* **Do this**:
For the copy, please give all of the data again exactly and leave the pictures out.

* **Source data**:
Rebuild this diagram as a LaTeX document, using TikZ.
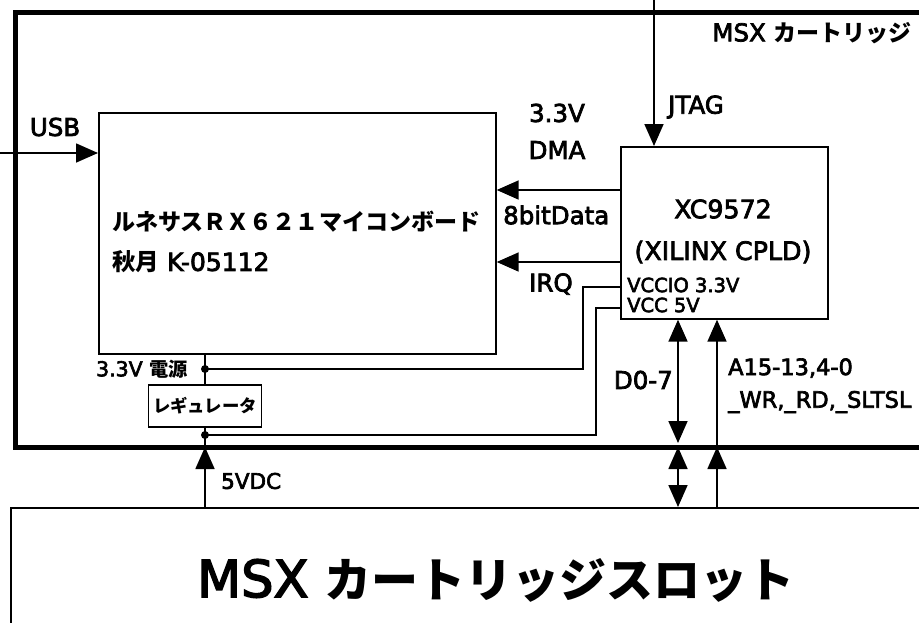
\documentclass[tikz,border=0pt]{standalone}
\usepackage{fontspec}
\setmainfont{DejaVu Sans}[FakeBold=3]
\newfontfamily\jpfam{Noto Sans CJK JP}[Scale=0.94]
\newcommand\jp{\jpfam\bfseries}
\usetikzlibrary{arrows.meta}
\begin{document}
\begin{tikzpicture}[x=1pt,y=-1pt,
  wire/.style={line width=1.7pt},
  arr/.style={line width=1.7pt,-{Triangle[length=22pt,width=19pt]}},
  darr/.style={line width=1.7pt,{Triangle[length=22pt,width=19pt]}-{Triangle[length=22pt,width=19pt]}},
  blk/.style={draw,line width=1.7pt,rectangle,inner sep=0pt,anchor=north west},
  lbl/.style={font=\fontsize{24.5}{28}\selectfont,inner sep=0pt},
  blbl/.style={font=\fontsize{22.5}{26}\selectfont,inner sep=0pt},
  xlbl/.style={font=\fontsize{25.3}{29}\selectfont,inner sep=0pt},
  slbl/.style={font=\fontsize{19.5}{22}\selectfont,inner sep=0pt},
  mlbl/.style={font=\fontsize{20.5}{24}\selectfont,inner sep=0pt},
  jdot/.style={circle,fill,inner sep=0pt,minimum size=8pt}]
\useasboundingbox (0,0) rectangle (919,622);
\clip (0,0) rectangle (919,622);
% frames
\node[draw,line width=5pt,rectangle,inner sep=0pt,anchor=north west,minimum width=930pt,minimum height=435pt] (cart) at (13,10) {};
\node[blk,minimum width=940pt,minimum height=200pt] (slot) at (10,507) {};
\node[blk,minimum width=397pt,minimum height=241pt] (board) at (98,112) {};
\node[blk,minimum width=207pt,minimum height=172pt] (xc) at (620,146) {};
\node[draw,line width=1.7pt,rectangle,inner sep=0pt,minimum width=113pt,minimum height=42pt,anchor=north,font=\fontsize{18.5}{21}\selectfont\jp] (reg) at (205,384) {レギュレータ};
% texts
\node[lbl,anchor=east] (cartlbl) at (912,33) {MSX {\jp カートリッジ}};
\node[lbl] (usblbl) at (55,127) {USB};
\node[lbl,anchor=west] (jtaglbl) at (668,107) {JTAG};
\node[lbl] (v33lbl) at (557,113) {3.3V};
\node[lbl] (dmalbl) at (557,150) {DMA};
\node[lbl,anchor=west] (d8lbl) at (503,215) {8bitData};
\node[lbl,anchor=west] (irqlbl) at (529,284) {IRQ};
\node[lbl,anchor=west] (boardt1) at (112,222) {\jp ルネサスＲＸ６２１マイコンボード};
\node[lbl,font=\fontsize{25}{29}\selectfont,anchor=west] (boardt2) at (112,262) {{\jp 秋月} K-05112};
\node[xlbl] (xct1) at (723,209) {XC9572};
\node[xlbl] (xct2) at (723,252) {(XILINX CPLD)};
\node[slbl,anchor=west] (vcciolbl) at (627,285) {VCCIO 3.3V};
\node[slbl,anchor=west] (vcclbl) at (627,305) {VCC 5V};
\node[mlbl,anchor=east] (pwrlbl) at (188,369) {3.3V {\jp 電源}};
\node[lbl,anchor=east] (dbuslbl) at (673,380) {D0-7};
\node[blbl,anchor=west] (abuslbl1) at (728,368) {A15-13,4-0};
\node[blbl,anchor=west] (abuslbl2) at (728,402) {\_WR,\_RD,\_SLTSL};
\node[font=\fontsize{21.5}{25}\selectfont,inner sep=0pt,anchor=west] (vdclbl) at (221,481) {5VDC};
\node[font=\fontsize{51}{60}\selectfont,inner sep=0pt,anchor=west] (slotlbl) at (197,580) {MSX {\jp\fontsize{50}{60}\selectfont カートリッジスロット}};
% coordinates
\coordinate (usbsrc) at (0,153);
\coordinate (jtagsrc) at (654,0);
\coordinate (d8) at (620,190);
\coordinate (irq) at (620,262);
\coordinate (vio) at (620,287);
\coordinate (vcc) at (620,308);
\node[jdot] (dot1) at (205,369) {};
\node[jdot] (dot2) at (205,435) {};
\coordinate (vioturn) at (583,369);
\coordinate (vccturn) at (596,435);
\coordinate (p5v) at (205,447);
\coordinate (dbusA) at (678,443);
\coordinate (dbusB) at (678,447);
\coordinate (abusA) at (717,445);
\coordinate (abusB) at (717,447);
% connectors
\draw[arr] (usbsrc) -- (board.west |- usbsrc);
\draw[arr] (jtagsrc) -- (xc.north -| jtagsrc);
\draw[arr] (xc.west |- d8) -- (board.east |- d8);
\draw[arr] (xc.west |- irq) -- (board.east |- irq);
\draw[wire] (xc.west |- vio) -| (vioturn) -- (dot1.center);
\draw[wire] (xc.west |- vcc) -| (vccturn) -- (dot2.center);
\draw[wire] (board.south -| dot1) -- (dot1.center) -- (reg.north);
\draw[wire] (reg.south) -- (dot2.center) -- (p5v);
\draw[arr] (slot.north -| p5v) -- (p5v);
\draw[darr] (xc.south -| dbusA) -- (dbusA);
\draw[darr] (dbusB) -- (slot.north -| dbusB);
\draw[arr] (abusA) -- (xc.south -| abusA);
\draw[arr] (slot.north -| abusB) -- (abusB);
\end{tikzpicture}
\end{document}
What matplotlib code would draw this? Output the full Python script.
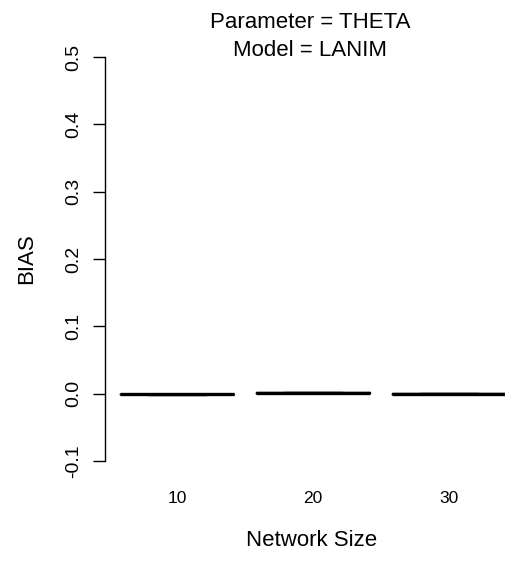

* **Task answer**:
Rebuild this diagram as a LaTeX document, using TikZ.
\documentclass[tikz,border=0pt]{standalone}
\usepackage{fontspec}
\setmainfont{DejaVu Sans}[FakeBold=3]
\newfontfamily\jpfam{Noto Sans CJK JP}[Scale=0.94]
\newcommand\jp{\jpfam\bfseries}
\usetikzlibrary{arrows.meta}
\begin{document}
\begin{tikzpicture}[x=1pt,y=-1pt,
  wire/.style={line width=1.7pt},
  arr/.style={line width=1.7pt,-{Triangle[length=22pt,width=19pt]}},
  darr/.style={line width=1.7pt,{Triangle[length=22pt,width=19pt]}-{Triangle[length=22pt,width=19pt]}},
  blk/.style={draw,line width=1.7pt,rectangle,inner sep=0pt,anchor=north west},
  lbl/.style={font=\fontsize{24.5}{28}\selectfont,inner sep=0pt},
  blbl/.style={font=\fontsize{22.5}{26}\selectfont,inner sep=0pt},
  xlbl/.style={font=\fontsize{25.3}{29}\selectfont,inner sep=0pt},
  slbl/.style={font=\fontsize{19.5}{22}\selectfont,inner sep=0pt},
  mlbl/.style={font=\fontsize{20.5}{24}\selectfont,inner sep=0pt},
  jdot/.style={circle,fill,inner sep=0pt,minimum size=8pt}]
\useasboundingbox (0,0) rectangle (919,622);
\clip (0,0) rectangle (919,622);
% frames
\node[draw,line width=5pt,rectangle,inner sep=0pt,anchor=north west,minimum width=930pt,minimum height=435pt] (cart) at (13,10) {};
\node[blk,minimum width=940pt,minimum height=200pt] (slot) at (10,507) {};
\node[blk,minimum width=397pt,minimum height=241pt] (board) at (98,112) {};
\node[blk,minimum width=207pt,minimum height=172pt] (xc) at (620,146) {};
\node[draw,line width=1.7pt,rectangle,inner sep=0pt,minimum width=113pt,minimum height=42pt,anchor=north,font=\fontsize{18.5}{21}\selectfont\jp] (reg) at (205,384) {レギュレータ};
% texts
\node[lbl,anchor=east] (cartlbl) at (912,33) {MSX {\jp カートリッジ}};
\node[lbl] (usblbl) at (55,127) {USB};
\node[lbl,anchor=west] (jtaglbl) at (668,107) {JTAG};
\node[lbl] (v33lbl) at (557,113) {3.3V};
\node[lbl] (dmalbl) at (557,150) {DMA};
\node[lbl,anchor=west] (d8lbl) at (503,215) {8bitData};
\node[lbl,anchor=west] (irqlbl) at (529,284) {IRQ};
\node[lbl,anchor=west] (boardt1) at (112,222) {\jp ルネサスＲＸ６２１マイコンボード};
\node[lbl,font=\fontsize{25}{29}\selectfont,anchor=west] (boardt2) at (112,262) {{\jp 秋月} K-05112};
\node[xlbl] (xct1) at (723,209) {XC9572};
\node[xlbl] (xct2) at (723,252) {(XILINX CPLD)};
\node[slbl,anchor=west] (vcciolbl) at (627,285) {VCCIO 3.3V};
\node[slbl,anchor=west] (vcclbl) at (627,305) {VCC 5V};
\node[mlbl,anchor=east] (pwrlbl) at (188,369) {3.3V {\jp 電源}};
\node[lbl,anchor=east] (dbuslbl) at (673,380) {D0-7};
\node[blbl,anchor=west] (abuslbl1) at (728,368) {A15-13,4-0};
\node[blbl,anchor=west] (abuslbl2) at (728,402) {\_WR,\_RD,\_SLTSL};
\node[font=\fontsize{21.5}{25}\selectfont,inner sep=0pt,anchor=west] (vdclbl) at (221,481) {5VDC};
\node[font=\fontsize{51}{60}\selectfont,inner sep=0pt,anchor=west] (slotlbl) at (197,580) {MSX {\jp\fontsize{50}{60}\selectfont カートリッジスロット}};
% coordinates
\coordinate (usbsrc) at (0,153);
\coordinate (jtagsrc) at (654,0);
\coordinate (d8) at (620,190);
\coordinate (irq) at (620,262);
\coordinate (vio) at (620,287);
\coordinate (vcc) at (620,308);
\node[jdot] (dot1) at (205,369) {};
\node[jdot] (dot2) at (205,435) {};
\coordinate (vioturn) at (583,369);
\coordinate (vccturn) at (596,435);
\coordinate (p5v) at (205,447);
\coordinate (dbusA) at (678,443);
\coordinate (dbusB) at (678,447);
\coordinate (abusA) at (717,445);
\coordinate (abusB) at (717,447);
% connectors
\draw[arr] (usbsrc) -- (board.west |- usbsrc);
\draw[arr] (jtagsrc) -- (xc.north -| jtagsrc);
\draw[arr] (xc.west |- d8) -- (board.east |- d8);
\draw[arr] (xc.west |- irq) -- (board.east |- irq);
\draw[wire] (xc.west |- vio) -| (vioturn) -- (dot1.center);
\draw[wire] (xc.west |- vcc) -| (vccturn) -- (dot2.center);
\draw[wire] (board.south -| dot1) -- (dot1.center) -- (reg.north);
\draw[wire] (reg.south) -- (dot2.center) -- (p5v);
\draw[arr] (slot.north -| p5v) -- (p5v);
\draw[darr] (xc.south -| dbusA) -- (dbusA);
\draw[darr] (dbusB) -- (slot.north -| dbusB);
\draw[arr] (abusA) -- (xc.south -| abusA);
\draw[arr] (slot.north -| abusB) -- (abusB);
\end{tikzpicture}
\end{document}
What matplotlib code would draw this? Output the full Python script.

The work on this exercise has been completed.